> _The task_
Quote verbatim the span of lines that begins the listing below and closes with the line containing "W, H = 893, 797".

> _Listing_
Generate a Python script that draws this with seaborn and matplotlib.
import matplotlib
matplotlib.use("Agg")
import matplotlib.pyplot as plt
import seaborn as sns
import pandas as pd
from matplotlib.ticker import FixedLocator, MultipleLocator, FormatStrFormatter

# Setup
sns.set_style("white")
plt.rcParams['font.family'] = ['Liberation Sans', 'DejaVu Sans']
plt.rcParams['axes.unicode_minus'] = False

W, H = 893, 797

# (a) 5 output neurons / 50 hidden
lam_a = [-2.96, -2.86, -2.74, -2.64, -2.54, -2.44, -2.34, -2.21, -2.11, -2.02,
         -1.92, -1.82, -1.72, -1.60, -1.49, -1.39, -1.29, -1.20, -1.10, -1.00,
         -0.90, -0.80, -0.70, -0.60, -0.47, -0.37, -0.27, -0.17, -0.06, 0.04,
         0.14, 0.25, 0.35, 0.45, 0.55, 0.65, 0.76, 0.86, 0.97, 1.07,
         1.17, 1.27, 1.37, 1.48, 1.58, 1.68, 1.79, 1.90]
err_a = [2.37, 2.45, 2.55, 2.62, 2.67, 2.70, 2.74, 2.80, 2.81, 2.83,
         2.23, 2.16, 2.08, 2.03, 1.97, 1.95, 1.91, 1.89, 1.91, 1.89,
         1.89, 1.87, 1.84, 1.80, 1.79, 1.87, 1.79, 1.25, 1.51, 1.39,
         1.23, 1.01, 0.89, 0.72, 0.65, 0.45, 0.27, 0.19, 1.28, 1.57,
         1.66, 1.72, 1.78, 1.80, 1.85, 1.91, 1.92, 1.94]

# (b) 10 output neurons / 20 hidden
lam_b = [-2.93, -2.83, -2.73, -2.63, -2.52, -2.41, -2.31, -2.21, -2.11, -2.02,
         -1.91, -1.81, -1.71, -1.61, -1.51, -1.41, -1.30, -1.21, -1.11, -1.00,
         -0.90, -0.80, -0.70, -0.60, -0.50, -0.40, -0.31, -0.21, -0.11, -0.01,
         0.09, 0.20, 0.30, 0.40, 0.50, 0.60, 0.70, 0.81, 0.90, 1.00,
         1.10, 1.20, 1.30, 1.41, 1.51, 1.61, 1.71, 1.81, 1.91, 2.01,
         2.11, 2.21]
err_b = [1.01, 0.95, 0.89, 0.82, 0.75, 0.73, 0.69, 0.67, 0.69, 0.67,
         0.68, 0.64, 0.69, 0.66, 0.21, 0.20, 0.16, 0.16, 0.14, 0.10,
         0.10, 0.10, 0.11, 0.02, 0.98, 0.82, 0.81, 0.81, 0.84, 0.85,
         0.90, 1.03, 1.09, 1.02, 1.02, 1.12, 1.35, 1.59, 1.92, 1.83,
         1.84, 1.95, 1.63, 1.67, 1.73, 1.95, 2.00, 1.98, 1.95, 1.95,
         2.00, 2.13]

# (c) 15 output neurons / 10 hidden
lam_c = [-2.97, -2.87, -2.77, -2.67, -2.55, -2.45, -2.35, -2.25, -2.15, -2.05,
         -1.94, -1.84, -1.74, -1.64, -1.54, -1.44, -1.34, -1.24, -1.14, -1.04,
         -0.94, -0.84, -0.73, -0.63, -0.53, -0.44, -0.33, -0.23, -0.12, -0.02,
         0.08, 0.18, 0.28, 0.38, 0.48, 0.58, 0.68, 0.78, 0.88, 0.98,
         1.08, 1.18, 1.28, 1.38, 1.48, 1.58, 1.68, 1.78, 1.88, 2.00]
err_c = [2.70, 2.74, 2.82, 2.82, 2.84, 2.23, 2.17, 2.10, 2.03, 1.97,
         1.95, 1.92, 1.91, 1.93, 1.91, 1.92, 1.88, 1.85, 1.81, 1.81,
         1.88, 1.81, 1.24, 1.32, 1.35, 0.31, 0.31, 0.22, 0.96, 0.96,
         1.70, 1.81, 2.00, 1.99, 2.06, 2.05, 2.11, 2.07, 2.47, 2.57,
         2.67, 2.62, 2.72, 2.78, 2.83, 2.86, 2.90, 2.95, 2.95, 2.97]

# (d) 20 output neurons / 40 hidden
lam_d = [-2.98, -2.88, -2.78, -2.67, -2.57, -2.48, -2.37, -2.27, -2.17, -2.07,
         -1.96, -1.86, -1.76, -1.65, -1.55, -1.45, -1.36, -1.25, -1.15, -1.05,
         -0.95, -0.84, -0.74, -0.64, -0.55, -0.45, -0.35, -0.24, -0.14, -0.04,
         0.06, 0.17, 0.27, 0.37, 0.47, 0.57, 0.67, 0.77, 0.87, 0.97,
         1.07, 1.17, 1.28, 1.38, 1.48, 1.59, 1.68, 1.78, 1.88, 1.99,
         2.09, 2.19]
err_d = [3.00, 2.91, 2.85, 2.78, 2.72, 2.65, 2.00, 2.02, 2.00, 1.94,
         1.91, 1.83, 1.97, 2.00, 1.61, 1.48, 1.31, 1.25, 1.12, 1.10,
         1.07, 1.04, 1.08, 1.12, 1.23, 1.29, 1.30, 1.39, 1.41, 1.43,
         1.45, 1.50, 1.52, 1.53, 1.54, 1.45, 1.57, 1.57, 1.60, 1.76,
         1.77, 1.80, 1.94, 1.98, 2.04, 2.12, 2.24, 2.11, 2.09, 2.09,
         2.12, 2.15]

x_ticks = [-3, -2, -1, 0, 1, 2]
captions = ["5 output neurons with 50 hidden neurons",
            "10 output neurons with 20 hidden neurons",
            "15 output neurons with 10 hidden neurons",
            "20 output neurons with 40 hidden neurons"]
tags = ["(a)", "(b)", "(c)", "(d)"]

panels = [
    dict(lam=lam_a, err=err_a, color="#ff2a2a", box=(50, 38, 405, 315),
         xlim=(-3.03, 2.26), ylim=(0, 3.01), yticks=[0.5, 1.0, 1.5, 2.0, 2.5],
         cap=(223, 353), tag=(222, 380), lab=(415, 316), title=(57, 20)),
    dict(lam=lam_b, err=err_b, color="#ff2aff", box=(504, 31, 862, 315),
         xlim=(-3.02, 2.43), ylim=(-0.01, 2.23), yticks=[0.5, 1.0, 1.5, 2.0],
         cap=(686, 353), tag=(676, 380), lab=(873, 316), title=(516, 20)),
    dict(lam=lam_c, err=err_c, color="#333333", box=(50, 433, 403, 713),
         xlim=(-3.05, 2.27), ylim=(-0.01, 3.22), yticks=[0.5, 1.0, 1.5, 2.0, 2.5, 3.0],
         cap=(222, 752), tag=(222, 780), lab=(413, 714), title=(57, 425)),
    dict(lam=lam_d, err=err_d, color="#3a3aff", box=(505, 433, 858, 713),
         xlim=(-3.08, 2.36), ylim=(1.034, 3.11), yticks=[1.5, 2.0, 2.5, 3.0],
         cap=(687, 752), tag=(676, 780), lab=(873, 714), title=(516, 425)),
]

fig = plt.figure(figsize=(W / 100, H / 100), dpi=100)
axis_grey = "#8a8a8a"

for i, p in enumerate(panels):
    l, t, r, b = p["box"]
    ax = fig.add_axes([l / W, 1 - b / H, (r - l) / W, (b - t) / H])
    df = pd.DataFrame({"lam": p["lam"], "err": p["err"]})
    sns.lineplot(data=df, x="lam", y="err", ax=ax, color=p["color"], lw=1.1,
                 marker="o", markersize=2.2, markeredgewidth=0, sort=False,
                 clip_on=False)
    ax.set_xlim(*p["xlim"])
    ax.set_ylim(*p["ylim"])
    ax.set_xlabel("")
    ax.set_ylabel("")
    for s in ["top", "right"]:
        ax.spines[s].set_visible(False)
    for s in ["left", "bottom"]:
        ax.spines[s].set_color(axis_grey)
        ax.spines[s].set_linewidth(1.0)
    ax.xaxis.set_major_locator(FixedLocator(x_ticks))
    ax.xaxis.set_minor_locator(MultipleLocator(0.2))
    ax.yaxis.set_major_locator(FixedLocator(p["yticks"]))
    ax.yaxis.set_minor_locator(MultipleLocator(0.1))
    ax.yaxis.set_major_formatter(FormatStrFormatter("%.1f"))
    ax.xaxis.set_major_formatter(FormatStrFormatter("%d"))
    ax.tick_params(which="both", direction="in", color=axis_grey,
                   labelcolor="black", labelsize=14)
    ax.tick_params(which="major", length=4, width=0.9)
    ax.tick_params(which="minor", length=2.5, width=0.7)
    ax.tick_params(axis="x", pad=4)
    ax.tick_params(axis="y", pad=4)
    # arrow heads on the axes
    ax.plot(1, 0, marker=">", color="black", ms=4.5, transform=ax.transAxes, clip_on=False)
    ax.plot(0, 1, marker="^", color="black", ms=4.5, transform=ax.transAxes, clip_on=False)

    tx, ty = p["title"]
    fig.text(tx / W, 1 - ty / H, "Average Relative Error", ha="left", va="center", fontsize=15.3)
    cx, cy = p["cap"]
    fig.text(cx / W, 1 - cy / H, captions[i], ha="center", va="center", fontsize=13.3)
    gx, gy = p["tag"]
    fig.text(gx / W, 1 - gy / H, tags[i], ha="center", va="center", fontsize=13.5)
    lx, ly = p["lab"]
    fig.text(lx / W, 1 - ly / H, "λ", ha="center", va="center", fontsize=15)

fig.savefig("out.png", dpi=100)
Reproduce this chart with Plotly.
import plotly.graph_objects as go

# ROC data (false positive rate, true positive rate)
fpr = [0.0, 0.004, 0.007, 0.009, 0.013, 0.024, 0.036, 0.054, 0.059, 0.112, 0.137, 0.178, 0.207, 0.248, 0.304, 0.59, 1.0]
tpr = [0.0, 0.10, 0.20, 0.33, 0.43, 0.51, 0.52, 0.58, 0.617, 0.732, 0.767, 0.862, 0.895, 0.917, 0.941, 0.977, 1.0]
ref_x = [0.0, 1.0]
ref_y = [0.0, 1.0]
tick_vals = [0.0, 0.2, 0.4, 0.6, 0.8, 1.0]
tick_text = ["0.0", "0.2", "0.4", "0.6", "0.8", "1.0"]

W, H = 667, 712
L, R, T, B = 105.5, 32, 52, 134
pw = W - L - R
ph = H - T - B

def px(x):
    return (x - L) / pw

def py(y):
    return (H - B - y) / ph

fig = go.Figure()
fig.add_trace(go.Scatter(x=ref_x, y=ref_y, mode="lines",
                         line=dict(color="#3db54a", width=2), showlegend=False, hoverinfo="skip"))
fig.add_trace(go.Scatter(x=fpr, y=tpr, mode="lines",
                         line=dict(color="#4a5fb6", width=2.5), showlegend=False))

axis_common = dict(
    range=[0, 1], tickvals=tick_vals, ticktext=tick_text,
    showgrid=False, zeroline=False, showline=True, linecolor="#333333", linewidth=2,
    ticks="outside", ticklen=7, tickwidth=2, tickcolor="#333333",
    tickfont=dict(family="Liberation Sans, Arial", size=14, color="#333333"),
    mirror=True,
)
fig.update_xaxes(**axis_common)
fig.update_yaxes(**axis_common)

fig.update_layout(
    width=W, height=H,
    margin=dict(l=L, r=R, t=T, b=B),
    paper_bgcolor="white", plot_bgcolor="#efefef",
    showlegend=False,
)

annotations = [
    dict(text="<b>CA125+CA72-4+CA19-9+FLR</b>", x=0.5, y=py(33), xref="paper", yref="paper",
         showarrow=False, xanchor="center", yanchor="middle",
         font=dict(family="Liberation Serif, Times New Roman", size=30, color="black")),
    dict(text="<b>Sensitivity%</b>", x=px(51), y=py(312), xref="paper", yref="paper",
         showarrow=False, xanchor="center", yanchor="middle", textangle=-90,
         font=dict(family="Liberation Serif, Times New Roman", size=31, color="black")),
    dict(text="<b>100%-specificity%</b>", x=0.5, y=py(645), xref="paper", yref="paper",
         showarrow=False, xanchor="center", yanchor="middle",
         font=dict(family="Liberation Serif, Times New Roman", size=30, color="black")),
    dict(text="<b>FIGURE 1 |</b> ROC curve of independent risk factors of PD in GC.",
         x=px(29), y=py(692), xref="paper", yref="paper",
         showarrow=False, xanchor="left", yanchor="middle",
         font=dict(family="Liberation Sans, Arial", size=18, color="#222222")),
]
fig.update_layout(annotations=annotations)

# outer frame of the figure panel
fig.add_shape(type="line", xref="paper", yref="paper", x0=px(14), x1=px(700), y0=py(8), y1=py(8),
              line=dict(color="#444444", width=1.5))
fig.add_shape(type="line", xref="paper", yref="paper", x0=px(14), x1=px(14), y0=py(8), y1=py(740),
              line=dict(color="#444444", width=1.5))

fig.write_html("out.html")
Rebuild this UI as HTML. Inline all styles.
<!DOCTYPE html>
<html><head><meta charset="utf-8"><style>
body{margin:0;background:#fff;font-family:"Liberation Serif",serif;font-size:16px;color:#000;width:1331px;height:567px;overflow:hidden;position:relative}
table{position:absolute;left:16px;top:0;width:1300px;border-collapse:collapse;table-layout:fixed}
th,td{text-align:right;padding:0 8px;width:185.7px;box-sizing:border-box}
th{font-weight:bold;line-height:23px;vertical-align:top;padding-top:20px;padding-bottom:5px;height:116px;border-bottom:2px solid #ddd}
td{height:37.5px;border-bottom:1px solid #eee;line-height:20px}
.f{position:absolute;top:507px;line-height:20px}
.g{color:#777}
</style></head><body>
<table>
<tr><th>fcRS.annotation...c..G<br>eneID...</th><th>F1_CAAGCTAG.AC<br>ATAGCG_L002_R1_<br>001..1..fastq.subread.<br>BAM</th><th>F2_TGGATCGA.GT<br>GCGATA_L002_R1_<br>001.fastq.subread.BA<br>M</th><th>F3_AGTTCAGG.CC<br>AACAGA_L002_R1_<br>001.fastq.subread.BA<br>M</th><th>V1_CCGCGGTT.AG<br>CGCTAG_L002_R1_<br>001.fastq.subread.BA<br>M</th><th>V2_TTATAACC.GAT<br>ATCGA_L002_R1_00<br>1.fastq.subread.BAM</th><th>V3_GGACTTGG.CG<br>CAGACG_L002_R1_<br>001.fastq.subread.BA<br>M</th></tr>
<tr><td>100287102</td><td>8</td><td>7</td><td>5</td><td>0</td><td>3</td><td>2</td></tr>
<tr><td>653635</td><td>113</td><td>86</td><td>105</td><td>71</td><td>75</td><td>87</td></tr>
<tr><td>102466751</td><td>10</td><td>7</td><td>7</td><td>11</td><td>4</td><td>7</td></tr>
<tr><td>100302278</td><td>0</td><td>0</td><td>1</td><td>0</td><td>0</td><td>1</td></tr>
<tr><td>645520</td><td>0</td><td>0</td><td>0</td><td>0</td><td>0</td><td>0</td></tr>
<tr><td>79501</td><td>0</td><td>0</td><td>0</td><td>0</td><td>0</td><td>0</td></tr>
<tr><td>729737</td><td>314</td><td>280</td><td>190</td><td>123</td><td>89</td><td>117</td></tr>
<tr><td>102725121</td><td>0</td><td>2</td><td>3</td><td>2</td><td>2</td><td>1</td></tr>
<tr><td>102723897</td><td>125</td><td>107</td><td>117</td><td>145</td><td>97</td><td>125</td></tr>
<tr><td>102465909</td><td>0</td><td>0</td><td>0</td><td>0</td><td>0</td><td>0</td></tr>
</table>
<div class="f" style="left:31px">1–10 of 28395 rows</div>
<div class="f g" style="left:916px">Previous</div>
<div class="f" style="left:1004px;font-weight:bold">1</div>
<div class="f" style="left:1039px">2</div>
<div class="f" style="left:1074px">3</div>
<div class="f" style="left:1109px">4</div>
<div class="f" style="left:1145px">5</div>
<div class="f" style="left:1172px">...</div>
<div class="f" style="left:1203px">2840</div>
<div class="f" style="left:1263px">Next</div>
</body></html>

> _Response to the exercise_
Generate a Python script that draws this with seaborn and matplotlib.
import matplotlib
matplotlib.use("Agg")
import matplotlib.pyplot as plt
import seaborn as sns
import pandas as pd
from matplotlib.ticker import FixedLocator, MultipleLocator, FormatStrFormatter

# Setup
sns.set_style("white")
plt.rcParams['font.family'] = ['Liberation Sans', 'DejaVu Sans']
plt.rcParams['axes.unicode_minus'] = False

W, H = 893, 797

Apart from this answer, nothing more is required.